-- Given problem --
Retype the lines beneath this one, from the first through the line containing "import plotly.graph_objects as go". Pictures are left out.

##############################

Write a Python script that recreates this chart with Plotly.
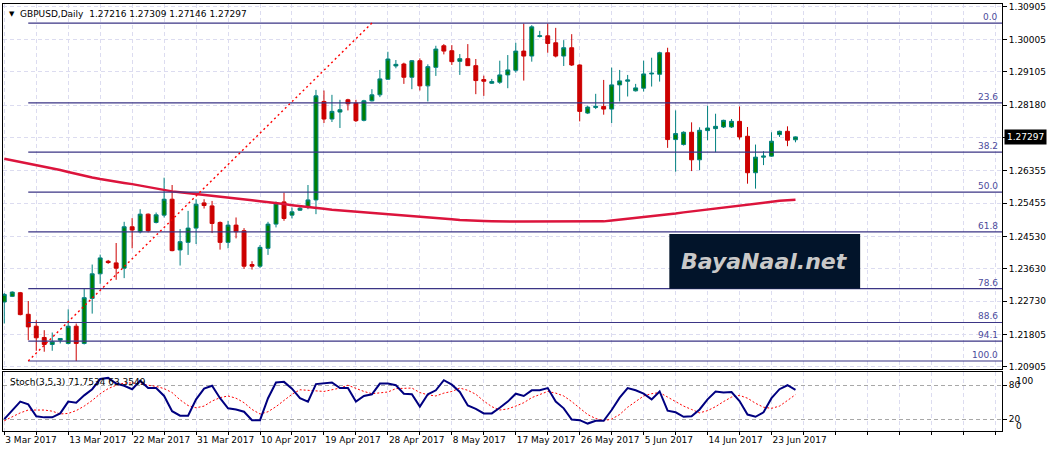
import plotly.graph_objects as go

# ---------------- data ----------------
symbol = "GBPUSD,Daily"
date_labels = ["3 Mar 2017", "13 Mar 2017", "22 Mar 2017", "31 Mar 2017", "10 Apr 2017",
               "19 Apr 2017", "28 Apr 2017", "8 May 2017", "17 May 2017", "26 May 2017",
               "5 Jun 2017", "14 Jun 2017", "23 Jun 2017"]

opens = [
    1.22710, 1.22867, 1.22968, 1.22369, 1.22038, 1.21725, 1.21531, 1.21651, 1.21559, 1.22038,
    1.21559, 1.22811, 1.23493, 1.23843, 1.23797, 1.23649, 1.24800, 1.24662, 1.25150, 1.24920,
    1.25123, 1.25565, 1.24156, 1.24367, 1.24763, 1.25463, 1.25380, 1.24920, 1.24367, 1.24846,
    1.24690, 1.23751, 1.23705, 1.24202, 1.24874, 1.25491, 1.25123, 1.25261, 1.25334, 1.25546,
    1.28281, 1.27793, 1.27986, 1.28327, 1.28235, 1.27756, 1.28299, 1.28465, 1.28898, 1.29266,
    1.29321, 1.28953, 1.29413, 1.28714, 1.29229, 1.29828, 1.29690, 1.29395, 1.29469, 1.29275,
    1.28889, 1.28787, 1.28815, 1.29018, 1.29146, 1.29680, 1.29542, 1.30086, 1.30104, 1.29911,
    1.29542, 1.29773, 1.29294, 1.27959, 1.28115, 1.28143, 1.28069, 1.28741, 1.28843, 1.28576,
    1.28649, 1.29045, 1.29036, 1.29634, 1.27222, 1.27084, 1.27425, 1.26660, 1.27471, 1.27526,
    1.27572, 1.27572, 1.27728, 1.27314, 1.26301, 1.26734, 1.26762, 1.27360, 1.27452, 1.27216,
]
highs = [
    1.22959, 1.23005, 1.22990, 1.22738, 1.22204, 1.21927, 1.21863, 1.21710, 1.22507, 1.22112,
    1.23078, 1.23751, 1.24027, 1.23879, 1.24349, 1.24938, 1.25040, 1.25288, 1.25168, 1.25196,
    1.26163, 1.25960, 1.24736, 1.25242, 1.25565, 1.25565, 1.25518, 1.24948, 1.24966, 1.25058,
    1.24763, 1.23843, 1.24294, 1.24938, 1.25500, 1.25749, 1.25334, 1.25380, 1.25960, 1.28603,
    1.28585, 1.28465, 1.28327, 1.28355, 1.28327, 1.28327, 1.28622, 1.29156, 1.29662, 1.29432,
    1.29358, 1.29432, 1.29478, 1.29312, 1.29828, 1.29874, 1.29846, 1.29598, 1.29874, 1.29460,
    1.28999, 1.28907, 1.29413, 1.29570, 1.29911, 1.30445, 1.30399, 1.30242, 1.30445, 1.30325,
    1.29984, 1.30150, 1.29312, 1.28161, 1.28493, 1.28879, 1.29220, 1.29156, 1.29018, 1.28769,
    1.29413, 1.29496, 1.29662, 1.29773, 1.28032, 1.27452, 1.27701, 1.27563, 1.28161, 1.27940,
    1.27774, 1.27793, 1.28143, 1.27572, 1.27084, 1.26900, 1.27425, 1.27471, 1.27590, 1.27309,
]
lows = [
    1.22112, 1.22848, 1.22340, 1.21651, 1.21356, 1.21329, 1.21356, 1.21559, 1.21531, 1.21071,
    1.21531, 1.22388, 1.23216, 1.23769, 1.23327, 1.23373, 1.24202, 1.24616, 1.24644, 1.24892,
    1.25058, 1.24119, 1.23723, 1.24018, 1.24321, 1.25307, 1.24625, 1.24165, 1.24202, 1.24478,
    1.23631, 1.23612, 1.23649, 1.24018, 1.24782, 1.24966, 1.25030, 1.25242, 1.25288, 1.25150,
    1.27682, 1.27710, 1.27544, 1.28032, 1.27710, 1.27728, 1.28281, 1.28401, 1.28879, 1.29202,
    1.28769, 1.28622, 1.28585, 1.28281, 1.28990, 1.29588, 1.29294, 1.29018, 1.29266, 1.28483,
    1.28437, 1.28769, 1.28769, 1.28649, 1.29082, 1.28861, 1.29386, 1.30058, 1.29634, 1.29505,
    1.29266, 1.29266, 1.27728, 1.27931, 1.28069, 1.27913, 1.27682, 1.28281, 1.28419, 1.28557,
    1.28557, 1.28695, 1.28833, 1.26992, 1.26329, 1.27056, 1.26347, 1.26375, 1.27204, 1.26872,
    1.27544, 1.27544, 1.27222, 1.25997, 1.25859, 1.26513, 1.26743, 1.27296, 1.27038, 1.27146,
]
closes = [
    1.22922, 1.22986, 1.22360, 1.22019, 1.21716, 1.21531, 1.21605, 1.21697, 1.22038, 1.21559,
    1.22830, 1.23493, 1.23935, 1.23806, 1.23649, 1.24800, 1.24708, 1.25150, 1.24690, 1.25132,
    1.25565, 1.24137, 1.24386, 1.24763, 1.25426, 1.25390, 1.24892, 1.24367, 1.24846, 1.24662,
    1.23705, 1.23705, 1.24229, 1.24874, 1.25454, 1.25030, 1.25215, 1.25316, 1.25546, 1.28437,
    1.27793, 1.28005, 1.28051, 1.28216, 1.27747, 1.28299, 1.28465, 1.28907, 1.29460, 1.29312,
    1.28953, 1.29413, 1.28714, 1.29248, 1.29736, 1.29680, 1.29386, 1.29469, 1.29275, 1.28861,
    1.28843, 1.28833, 1.29018, 1.29156, 1.29680, 1.29542, 1.30353, 1.30104, 1.29892, 1.29542,
    1.29773, 1.29294, 1.28005, 1.28124, 1.28143, 1.28069, 1.28741, 1.28852, 1.28879, 1.28658,
    1.29045, 1.29064, 1.29634, 1.27222, 1.27388, 1.27425, 1.26660, 1.27480, 1.27544, 1.27590,
    1.27756, 1.27728, 1.27296, 1.26301, 1.26734, 1.26762, 1.27176, 1.27452, 1.27204, 1.27297,
]
ma_values = [
    1.26687, 1.26645, 1.26602, 1.26560, 1.26518, 1.26476, 1.26435, 1.26378, 1.26322, 1.26265,
    1.26209, 1.26168, 1.26126, 1.26085, 1.26052, 1.26018, 1.25985, 1.25941, 1.25897, 1.25854,
    1.25810, 1.25783, 1.25756, 1.25729, 1.25702, 1.25675, 1.25651, 1.25627, 1.25602, 1.25578,
    1.25556, 1.25534, 1.25512, 1.25490, 1.25460, 1.25430, 1.25400, 1.25370, 1.25346, 1.25322,
    1.25299, 1.25275, 1.25256, 1.25238, 1.25219, 1.25200, 1.25182, 1.25165, 1.25148, 1.25130,
    1.25112, 1.25094, 1.25076, 1.25058, 1.25040, 1.25024, 1.25008, 1.24991, 1.24975, 1.24968,
    1.24960, 1.24953, 1.24946, 1.24946, 1.24946, 1.24946, 1.24946, 1.24946, 1.24946, 1.24946,
    1.24946, 1.24946, 1.24946, 1.24946, 1.24946, 1.24950, 1.24975, 1.24998, 1.25020, 1.25040,
    1.25060, 1.25080, 1.25110, 1.25140, 1.25170, 1.25200, 1.25228, 1.25255, 1.25283, 1.25310,
    1.25338, 1.25365, 1.25393, 1.25420, 1.25445, 1.25470, 1.25495, 1.25520, 1.25535, 1.25550,
]
stoch_main = [
    20, 36, 51, 46, 25, 23, 23, 30, 51, 49,
    62, 73, 91, 93, 83, 79, 73, 88, 75, 75,
    61, 34, 26, 26, 55, 74, 79, 57, 39, 37,
    33, 18, 18, 57, 85, 86, 74, 57, 51, 82,
    83, 85, 75, 75, 51, 61, 64, 83, 83, 80,
    65, 64, 42, 64, 71, 89, 81, 68, 44, 38,
    30, 30, 40, 51, 65, 61, 71, 71, 75, 51,
    39, 19, 18, 12, 17, 17, 36, 58, 75, 71,
    65, 55, 69, 35, 32, 24, 25, 37, 55, 69,
    67, 68, 52, 28, 24, 32, 57, 73, 80, 71.7534,
]
stoch_signal = [
    17, 24, 31, 36, 36, 36, 34, 29, 30, 35,
    43, 53, 65, 74, 80, 84, 84, 83, 80, 78,
    74, 67, 54, 44, 40, 43, 52, 58, 61, 57,
    49, 37, 29, 33, 42, 53, 64, 72, 71, 70,
    69, 72, 75, 80, 74, 69, 65, 67, 68, 74,
    75, 75, 67, 63, 61, 66, 69, 75, 71, 64,
    52, 42, 36, 38, 43, 49, 58, 64, 69, 66,
    61, 51, 40, 28, 21, 17, 20, 28, 41, 51,
    61, 65, 67, 59, 51, 43, 37, 31, 35, 42,
    51, 59, 62, 57, 48, 41, 39, 43, 53, 63.3549,
]
fib_levels = [0.0, 23.6, 38.2, 50.0, 61.8, 78.6, 88.6, 94.1, 100.0]
fib_low = 1.21071
fib_high = 1.30458
fib_anchor_bars = [3, 46]
price_ticks = [1.30905, 1.30005, 1.29105, 1.28180, 1.27280, 1.26355,
               1.25455, 1.24530, 1.23630, 1.22730, 1.21805, 1.20905]
hidden_price_tick = 1.27280
stoch_levels = [80, 20]

# ---------------- styling ----------------
FONT = "DejaVu Sans"
GRID = "#dcdcf0"
FIBC = "#3b3585"
X_MIN, X_MAX = -0.16, 124.84
bars = list(range(len(opens)))
bars_per_label = 8
grid_step = 4

fig = go.Figure()

fig.add_trace(go.Candlestick(
    x=bars, open=opens, high=highs, low=lows, close=closes,
    increasing=dict(line=dict(color="#008080", width=1), fillcolor="#008000"),
    decreasing=dict(line=dict(color="#cc0000", width=1), fillcolor="#cc0000"),
    whiskerwidth=0, showlegend=False, hoverinfo="skip", xaxis="x", yaxis="y"))

fig.add_trace(go.Scatter(x=bars, y=ma_values, mode="lines",
                         line=dict(color="#DC143C", width=2.5),
                         showlegend=False, hoverinfo="skip", xaxis="x", yaxis="y"))

# Fibonacci retracement
for lvl in fib_levels:
    p = fib_high - (fib_high - fib_low) * lvl / 100.0
    fig.add_trace(go.Scatter(x=[fib_anchor_bars[0], X_MAX], y=[p, p], mode="lines",
                             line=dict(color=FIBC, width=1.2), showlegend=False,
                             hoverinfo="skip", xaxis="x", yaxis="y"))
    fig.add_annotation(x=X_MAX, y=p, xref="x", yref="y", xanchor="right", yanchor="bottom",
                       xshift=-2, yshift=-1, text=f"{lvl:.1f}", showarrow=False,
                       font=dict(family=FONT, size=9, color="#4b4b9b"))
fig.add_trace(go.Scatter(x=fib_anchor_bars, y=[fib_low, fib_high], mode="lines",
                         line=dict(color="#ff0000", width=1.4, dash="2px,3px"),
                         showlegend=False, hoverinfo="skip", xaxis="x", yaxis="y"))

# Stochastic
fig.add_trace(go.Scatter(x=bars, y=stoch_signal, mode="lines",
                         line=dict(color="#ff0000", width=1, dash="2px,2px"),
                         showlegend=False, hoverinfo="skip", xaxis="x2", yaxis="y2"))
fig.add_trace(go.Scatter(x=bars, y=stoch_main, mode="lines",
                         line=dict(color="#000080", width=2),
                         showlegend=False, hoverinfo="skip", xaxis="x2", yaxis="y2"))

grid_vals = list(range(0, int(X_MAX) + 1, grid_step))
grid_text = []
for v in grid_vals:
    k = v // bars_per_label
    if v % bars_per_label == 0 and k < len(date_labels):
        grid_text.append(date_labels[k])
    else:
        grid_text.append("")

price_text = ["" if t == hidden_price_tick else f"{t:.5f}" for t in price_ticks]

axis_common = dict(showline=True, mirror=True, linecolor="black", linewidth=1,
                   zeroline=False, showgrid=True, gridcolor=GRID, griddash="4px,3px",
                   gridwidth=1)

fig.update_layout(
    width=1053, height=452, autosize=False,
    margin=dict(l=2, r=51, t=2, b=21, pad=0),
    paper_bgcolor="white", plot_bgcolor="white",
    font=dict(family=FONT, size=9, color="black"),
    showlegend=False,
    xaxis=dict(domain=[0, 1], anchor="y", range=[X_MIN, X_MAX], tickmode="array",
               tickvals=grid_vals, showticklabels=False, ticks="",
               rangeslider=dict(visible=False), **axis_common),
    yaxis=dict(domain=[0.1445, 1], anchor="x", range=[1.20841, 1.30988], side="right",
               tickmode="array", tickvals=price_ticks, ticktext=price_text,
               ticks="outside", ticklen=4, tickcolor="black",
               tickfont=dict(family=FONT, size=9, color="black"), **axis_common),
    xaxis2=dict(domain=[0, 1], anchor="y2", matches="x", range=[X_MIN, X_MAX],
                tickmode="array", tickvals=grid_vals, ticktext=grid_text, tickangle=0,
                ticklabelposition="outside right", ticks="outside", ticklen=3,
                tickcolor="black", tickfont=dict(family=FONT, size=9, color="black"),
                rangeslider=dict(visible=False), **axis_common),
    yaxis2=dict(domain=[0, 0.1375], anchor="x2", range=[-1.2, 103], side="right",
                tickmode="array", tickvals=stoch_levels,
                ticktext=[str(v) for v in stoch_levels], ticks="outside", ticklen=4,
                tickcolor="black", tickfont=dict(family=FONT, size=9, color="black"),
                showline=True, mirror=True, linecolor="black", linewidth=1,
                zeroline=False, showgrid=True, gridcolor="#a8a8a8", griddash="4px,3px"),
)

# stochastic extreme labels
fig.add_annotation(x=1, y=100, xref="paper", yref="y2", xanchor="left", yanchor="top",
                   xshift=12, yshift=0, text="100", showarrow=False,
                   font=dict(family=FONT, size=9, color="black"))
fig.add_annotation(x=1, y=0, xref="paper", yref="y2", xanchor="left", yanchor="bottom",
                   xshift=12, yshift=-3, text="0", showarrow=False,
                   font=dict(family=FONT, size=9, color="black"))

# header texts
fig.add_annotation(x=0, y=1, xref="paper", yref="paper", xanchor="left", yanchor="top",
                   xshift=4, yshift=-4, text="▼", showarrow=False,
                   font=dict(family=FONT, size=7, color="black"))
fig.add_annotation(x=0, y=1, xref="paper", yref="paper", xanchor="left", yanchor="top",
                   xshift=15, yshift=-3,
                   text=f"{symbol}&nbsp; {opens[-1]:.5f} {highs[-1]:.5f} {lows[-1]:.5f} {closes[-1]:.5f}",
                   showarrow=False, font=dict(family=FONT, size=9, color="black"))
fig.add_annotation(x=0, y=1, xref="paper", yref="y2 domain", xanchor="left", yanchor="top",
                   xshift=5, yshift=-3,
                   text=f"Stoch(3,5,3) {stoch_main[-1]:.4f} {stoch_signal[-1]:.4f}",
                   showarrow=False, font=dict(family=FONT, size=9, color="black"))

# current price box
fig.add_annotation(x=1, y=closes[-1], xref="paper", yref="y", xanchor="left", yanchor="middle",
                   xshift=2, text=f"{closes[-1]:.5f}", showarrow=False, bgcolor="black",
                   borderpad=2, font=dict(family=FONT, size=9, color="white"))

# watermark logo
fig.add_shape(type="rect", xref="paper", yref="paper", x0=0.667, x1=0.858, y0=0.3333, y1=0.4615,
              fillcolor="#02142a", line=dict(width=0), layer="above")
fig.add_annotation(x=0.7625, y=0.397, xref="paper", yref="paper", xanchor="center",
                   yanchor="middle", text="<b><i>BayaNaal.net</i></b>", showarrow=False,
                   font=dict(family=FONT, size=22, color="#c9c9c9"))

fig.write_html("out.html", config={"displayModeBar": False},
               post_script="document.body.style.margin='0';document.body.style.overflow='hidden';")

##############################

-- Finished task --
Write a Python script that recreates this chart with Plotly.
import plotly.graph_objects as go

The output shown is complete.